(Data extracted from a collection)
++++++++++

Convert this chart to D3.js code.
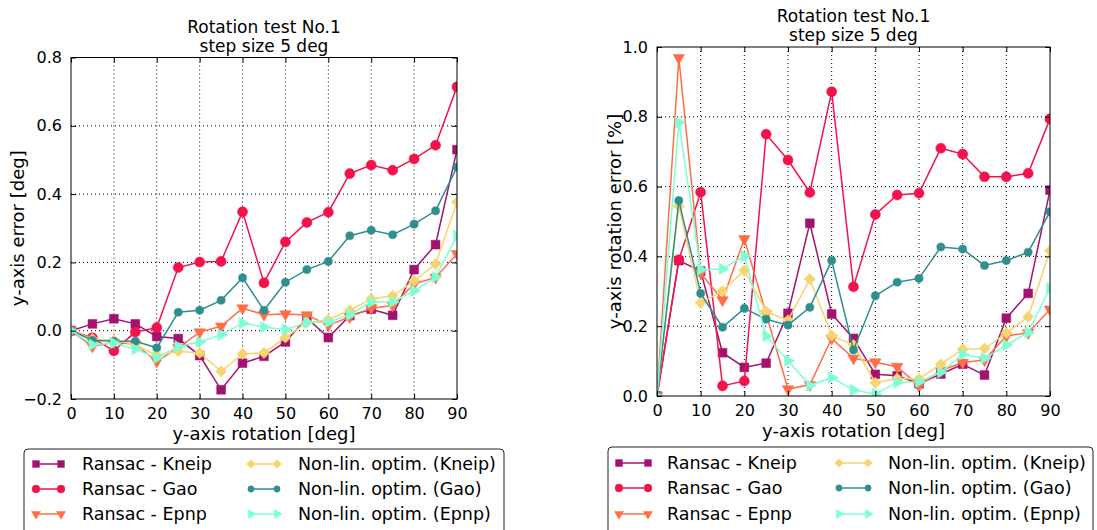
<!DOCTYPE html>
<html>
<head>
<meta charset="utf-8">
<script src="https://cdn.jsdelivr.net/npm/d3@7"></script>
<style>
  html, body { margin: 0; padding: 0; background: #fff; }
  svg text { font-family: "DejaVu Sans", sans-serif; fill: #000; }
</style>
</head>
<body>
<svg id="chart" width="1097" height="530"></svg>
<script>
// Rotation angles (deg)
const angles = [0, 5, 10, 15, 20, 25, 30, 35, 40, 45, 50, 55, 60, 65, 70, 75, 80, 85, 90];

// y-axis error [deg]
const ransacKneipErr = [0, 0.02, 0.035, 0.02, -0.017, -0.023, -0.073, -0.173, -0.095, -0.075, -0.033, 0.037, -0.02, 0.044, 0.063, 0.045, 0.179, 0.252, 0.53];
const ransacGaoErr   = [0, -0.021, -0.059, -0.004, 0.009, 0.185, 0.201, 0.203, 0.348, 0.14, 0.26, 0.317, 0.347, 0.46, 0.485, 0.47, 0.503, 0.543, 0.714];
const ransacEpnpErr  = [0, -0.046, -0.034, -0.04, -0.09, -0.05, -0.004, 0.013, 0.066, 0.047, 0.049, 0.046, 0.016, 0.04, 0.066, 0.074, 0.137, 0.156, 0.225];
const nonlinKneipErr = [0, -0.024, -0.028, -0.04, -0.073, -0.06, -0.065, -0.119, -0.068, -0.065, -0.02, 0.024, 0.032, 0.06, 0.093, 0.102, 0.146, 0.195, 0.377];
const nonlinGaoErr   = [0, -0.028, -0.031, -0.031, -0.05, 0.054, 0.06, 0.089, 0.155, 0.06, 0.142, 0.179, 0.203, 0.278, 0.294, 0.281, 0.312, 0.351, 0.479];
const nonlinEpnpErr  = [0, -0.041, -0.036, -0.054, -0.08, -0.046, -0.033, -0.012, 0.022, 0.011, 0.003, 0.024, 0.025, 0.047, 0.084, 0.084, 0.117, 0.157, 0.278];

// y-axis rotation error [%]
const ransacKneipPct = [0, 0.388, 0.358, 0.124, 0.082, 0.094, 0.237, 0.495, 0.235, 0.165, 0.062, 0.058, 0.035, 0.063, 0.091, 0.06, 0.223, 0.294, 0.59];
const ransacGaoPct   = [0, 0.39, 0.584, 0.029, 0.043, 0.75, 0.676, 0.583, 0.872, 0.313, 0.52, 0.576, 0.581, 0.71, 0.693, 0.628, 0.628, 0.638, 0.794];
const ransacEpnpPct  = [0, 0.969, 0.352, 0.275, 0.45, 0.235, 0.02, 0.032, 0.165, 0.108, 0.097, 0.084, 0.029, 0.073, 0.096, 0.103, 0.172, 0.181, 0.248];
const nonlinKneipPct = [0, 0.544, 0.267, 0.301, 0.36, 0.242, 0.217, 0.335, 0.173, 0.146, 0.038, 0.05, 0.049, 0.091, 0.134, 0.136, 0.18, 0.227, 0.416];
const nonlinGaoPct   = [0, 0.56, 0.294, 0.197, 0.251, 0.22, 0.203, 0.254, 0.388, 0.132, 0.287, 0.326, 0.337, 0.427, 0.421, 0.374, 0.388, 0.412, 0.528];
const nonlinEpnpPct  = [0, 0.784, 0.362, 0.364, 0.401, 0.172, 0.101, 0.03, 0.053, 0.017, 0.006, 0.039, 0.041, 0.068, 0.119, 0.108, 0.146, 0.182, 0.309];

const seriesNames = ["Ransac - Kneip", "Ransac - Gao", "Ransac - Epnp",
                     "Non-lin. optim. (Kneip)", "Non-lin. optim. (Gao)", "Non-lin. optim. (Epnp)"];

const xTicks = [0, 10, 20, 30, 40, 50, 60, 70, 80, 90];
const yTicksErr = [-0.2, 0, 0.2, 0.4, 0.6, 0.8];
const yTicksPct = [0, 0.2, 0.4, 0.6, 0.8, 1.0];

const titleLines = ["Rotation test No.1", "step size 5 deg"];
const xLabel = "y-axis rotation [deg]";

// styling per series: colour, marker shape, marker size, rotation
const styles = [
  { color: "#a3126e", shape: d3.symbolSquare,   size: 78, rot: 0 },
  { color: "#f2124c", shape: d3.symbolCircle,   size: 80, rot: 0 },
  { color: "#ff6e46", shape: d3.symbolTriangle, size: 58, rot: 180 },
  { color: "#f8d46e", shape: d3.symbolSquare,   size: 62, rot: 45 },
  { color: "#2f8e8e", shape: d3.symbolCircle,   size: 52, rot: 0 },
  { color: "#7dffd3", shape: d3.symbolTriangle, size: 58, rot: 90 }
];

const svg = d3.select("#chart");

function drawPanel(cfg) {
  const { id, x0, x1, y0, y1, yDomain, yTicks, yLabel, yLabelX, series } = cfg;
  const x = d3.scaleLinear().domain([0, 90]).range([x0, x1]);
  const y = d3.scaleLinear().domain(yDomain).range([y1, y0]);
  const g = svg.append("g");

  g.append("clipPath").attr("id", id)
    .append("rect").attr("x", x0).attr("y", y0).attr("width", x1 - x0).attr("height", y1 - y0);

  // dotted grid
  const grid = g.append("g");
  grid.selectAll("line.gx").data(xTicks.slice(1, -1)).join("line")
    .attr("x1", d => x(d)).attr("x2", d => x(d)).attr("y1", y0).attr("y2", y1)
    .attr("stroke", "#000").attr("stroke-width", 1).attr("stroke-dasharray", "1,3");
  grid.selectAll("line.gy").data(yTicks.slice(1, -1)).join("line")
    .attr("y1", d => y(d)).attr("y2", d => y(d)).attr("x1", x0).attr("x2", x1)
    .attr("stroke", "#000").attr("stroke-width", 1).attr("stroke-dasharray", "1,3");

  // series
  const plot = g.append("g").attr("clip-path", `url(#${id})`);
  const line = d3.line().x((d, i) => x(angles[i])).y(d => y(d));
  series.forEach((vals, si) => {
    const st = styles[si];
    plot.append("path").datum(vals).attr("d", line)
      .attr("fill", "none").attr("stroke", st.color).attr("stroke-width", 1.5);
    plot.selectAll(null).data(vals).join("path")
      .attr("d", d3.symbol().type(st.shape).size(st.size))
      .attr("transform", (d, i) => `translate(${x(angles[i])},${y(d)}) rotate(${st.rot})`)
      .attr("fill", st.color).attr("stroke", st.color).attr("stroke-width", 0.5);
  });

  // axes: labels on bottom/left, inward ticks on all four sides
  const fmt = d => (d < 0 ? "\u2212" : "") + Math.abs(d).toFixed(1);
  const bottom = g.append("g").attr("transform", `translate(0,${y1})`)
    .call(d3.axisBottom(x).tickValues(xTicks).tickSize(-5).tickPadding(9).tickFormat(d3.format("d")));
  const top = g.append("g").attr("transform", `translate(0,${y0})`)
    .call(d3.axisTop(x).tickValues(xTicks).tickSize(-5).tickFormat(""));
  const left = g.append("g").attr("transform", `translate(${x0},0)`)
    .call(d3.axisLeft(y).tickValues(yTicks).tickSize(-5).tickPadding(9).tickFormat(fmt));
  const right = g.append("g").attr("transform", `translate(${x1},0)`)
    .call(d3.axisRight(y).tickValues(yTicks).tickSize(-5).tickFormat(""));
  [bottom, top, left, right].forEach(a => {
    a.select(".domain").remove();
    a.selectAll("line").attr("stroke", "#000");
    a.selectAll("text").style("font-size", "16px").attr("fill", "#000");
  });

  // frame
  g.append("rect").attr("x", x0).attr("y", y0).attr("width", x1 - x0).attr("height", y1 - y0)
    .attr("fill", "none").attr("stroke", "#000").attr("stroke-width", 1);

  // title
  const cx = (x0 + x1) / 2;
  g.append("text").attr("x", cx).attr("y", y0 - 25).attr("text-anchor", "middle")
    .style("font-size", "17px").text(titleLines[0]);
  g.append("text").attr("x", cx).attr("y", y0 - 6).attr("text-anchor", "middle")
    .style("font-size", "17px").text(titleLines[1]);

  // axis labels
  g.append("text").attr("x", cx).attr("y", y1 + 41).attr("text-anchor", "middle")
    .style("font-size", "18px").text(xLabel);
  g.append("text").attr("transform", `translate(${yLabelX},${(y0 + y1) / 2}) rotate(-90)`)
    .attr("text-anchor", "middle").style("font-size", "18px").text(yLabel);
}

drawPanel({
  id: "clipErr", x0: 71, x1: 457, y0: 57.5, y1: 399,
  yDomain: [-0.2, 0.8], yTicks: yTicksErr, yLabel: "y-axis error [deg]", yLabelX: 24,
  series: [ransacKneipErr, ransacGaoErr, ransacEpnpErr, nonlinKneipErr, nonlinGaoErr, nonlinEpnpErr]
});
drawPanel({
  id: "clipPct", x0: 657, x1: 1050, y0: 47, y1: 396,
  yDomain: [0, 1], yTicks: yTicksPct, yLabel: "y-axis rotation error [%]", yLabelX: 621,
  series: [ransacKneipPct, ransacGaoPct, ransacEpnpPct, nonlinKneipPct, nonlinGaoPct, nonlinEpnpPct]
});

// legends below each panel
function drawLegend(cfg) {
  const { bx, by, bw, rows, col1, col2 } = cfg;
  const g = svg.append("g");
  g.append("rect").attr("x", bx).attr("y", by).attr("width", bw).attr("height", 120)
    .attr("rx", 4).attr("fill", "#fff").attr("stroke", "#222").attr("stroke-width", 1);
  seriesNames.forEach((name, i) => {
    const col = i < 3 ? col1 : col2;
    const ry = rows[i % 3];
    const st = styles[i];
    g.append("line").attr("x1", col.l0).attr("x2", col.l1).attr("y1", ry).attr("y2", ry)
      .attr("stroke", st.color).attr("stroke-width", 1.5);
    [col.l0, col.l1].forEach(px => {
      g.append("path").attr("d", d3.symbol().type(st.shape).size(st.size * 0.6)())
        .attr("transform", `translate(${px},${ry}) rotate(${st.rot})`)
        .attr("fill", st.color).attr("stroke", st.color).attr("stroke-width", 0.5);
    });
    g.append("text").attr("x", col.t).attr("y", ry).attr("dy", "0.35em")
      .style("font-size", "17.5px").text(name);
  });
}

drawLegend({ bx: 24, by: 449, bw: 480, rows: [464, 489, 514],
  col1: { l0: 36, l1: 61, t: 82 }, col2: { l0: 251, l1: 277, t: 298 } });
drawLegend({ bx: 608, by: 447, bw: 485, rows: [463, 488, 514],
  col1: { l0: 619, l1: 648, t: 667 }, col2: { l0: 839, l1: 868, t: 888 } });
</script>
</body>
</html>
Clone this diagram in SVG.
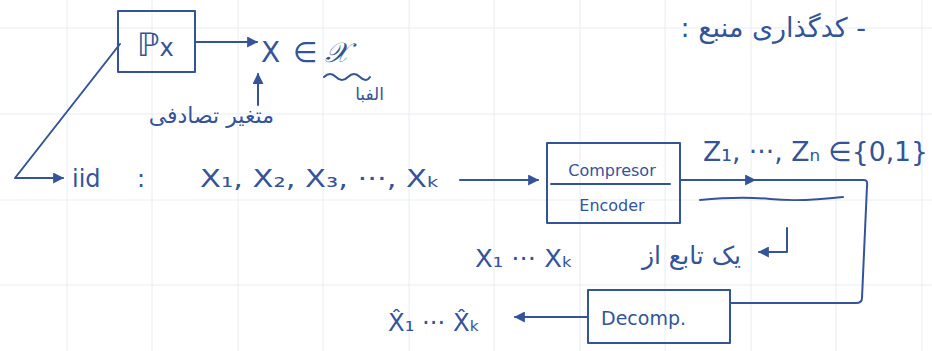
<svg xmlns="http://www.w3.org/2000/svg" width="932" height="351" viewBox="0 0 932 351">
  <style>
    .ink{fill:none;stroke:#34549a;stroke-width:2;stroke-linecap:round;stroke-linejoin:round}
    .grid{stroke:#e9ecf1;stroke-width:1}
    text{fill:#34549a;font-family:"DejaVu Sans","Liberation Sans",sans-serif}
    .fa{font-family:"DejaVu Sans",sans-serif}
  </style>
  <defs>
    <marker id="ah" viewBox="0 0 10 10" refX="9" refY="5" markerWidth="5.5" markerHeight="5.5" orient="auto" markerUnits="strokeWidth">
      <path d="M0,0 L10,5 L0,10 z" fill="#34549a"/>
    </marker>
  </defs>
  <rect width="932" height="351" fill="#ffffff"/>
  <g id="grid">
    <path class="grid" d="M67,0V351M152,0V351M238,0V351M323,0V351M409,0V351M494,0V351M580,0V351M665,0V351M751,0V351M836,0V351M922,0V351M0,28H932M0,114H932M0,200H932M0,285H932"/>
  </g>
  <g id="title">
    <text class="fa" x="866" y="37" font-size="27" direction="rtl" text-anchor="start">- کدگذاری منبع :</text>
  </g>
  <g id="connectors">
    <line class="ink" x1="195" y1="42" x2="257" y2="42" marker-end="url(#ah)"/>
    <line class="ink" x1="258" y1="105" x2="258" y2="74" marker-end="url(#ah)"/>
    <polyline class="ink" points="120,44 15,178 63,178" marker-end="url(#ah)"/>
    <line class="ink" x1="460" y1="180" x2="538" y2="180" marker-end="url(#ah)"/>
    <line class="ink" x1="680" y1="180" x2="755" y2="180" marker-end="url(#ah)"/>
    <path class="ink" d="M750,180 H864 Q868,180 867,186 L862,298 Q862,303 856,303 H730"/>
    <line class="ink" x1="588" y1="317" x2="515" y2="317" marker-end="url(#ah)"/>
    <path class="ink" d="M787,228 V252 H759" marker-end="url(#ah)"/>
    <path class="ink" d="M700,200 Q740,196 770,199 T843,197"/>
    <path class="ink" d="M324,77 q6,-6 12,0 t12,0 t12,0 t10,0"/>
  </g>
  <g id="px">
    <rect class="ink" x="118" y="11" width="77" height="61"/>
    <text x="137" y="56" font-size="32">ℙ<tspan font-size="24">x</tspan></text>
  </g>
  <g id="x-in-alphabet">
    <text font-size="28" y="62"><tspan x="261">X</tspan><tspan x="293">∈</tspan><tspan x="325" font-family="DejaVu Serif, serif" font-style="italic">𝒳</tspan></text>
    <text class="fa" x="384" y="100" font-size="17" text-anchor="end">الفبا</text>
    <text class="fa" x="274" y="123" font-size="22" text-anchor="end">متغیر تصادفی</text>
  </g>
  <g id="iid">
    <text font-size="24" y="187"><tspan x="72">iid</tspan><tspan x="137">:</tspan></text>
    <text x="200" y="187" font-size="25" textLength="240" lengthAdjust="spacingAndGlyphs">X₁, X₂, X₃, ···, Xₖ</text>
  </g>
  <g id="encoder">
    <rect class="ink" x="547" y="143" width="133" height="80"/>
    <line class="ink" x1="551" y1="184" x2="670" y2="184"/>
    <text x="612" y="176" font-size="16" text-anchor="middle">Compresor</text>
    <text x="612" y="211" font-size="16" text-anchor="middle">Encoder</text>
  </g>
  <g id="z-bits">
    <text x="703" y="161" font-size="27" textLength="225" lengthAdjust="spacingAndGlyphs">Z₁, ···, Zₙ ∈{0,1}</text>
  </g>
  <g id="function-note">
    <text class="fa" x="741" y="264" font-size="25" direction="rtl" text-anchor="start">یک تابع از</text>
    <text x="475" y="267" font-size="24" textLength="98" lengthAdjust="spacingAndGlyphs">X₁ ··· Xₖ</text>
  </g>
  <g id="decoder">
    <rect class="ink" x="588" y="290" width="142" height="53"/>
    <text x="601" y="325" font-size="19">Decomp.</text>
  </g>
  <g id="estimate">
    <text x="388" y="331" font-size="24" textLength="92" lengthAdjust="spacingAndGlyphs">X̂₁ ··· X̂ₖ</text>
  </g>
</svg>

++++++++++

TASK DIRECTIONS → Reproduce only the lines running from the beginning of the entries above to the line holding "80, 85, 90];", inclusive. Pictures stay out of the copy.

FULL OUTPUT →
Convert this chart to D3.js code.
<!DOCTYPE html>
<html>
<head>
<meta charset="utf-8">
<script src="https://cdn.jsdelivr.net/npm/d3@7"></script>
<style>
  html, body { margin: 0; padding: 0; background: #fff; }
  svg text { font-family: "DejaVu Sans", sans-serif; fill: #000; }
</style>
</head>
<body>
<svg id="chart" width="1097" height="530"></svg>
<script>
// Rotation angles (deg)
const angles = [0, 5, 10, 15, 20, 25, 30, 35, 40, 45, 50, 55, 60, 65, 70, 75, 80, 85, 90];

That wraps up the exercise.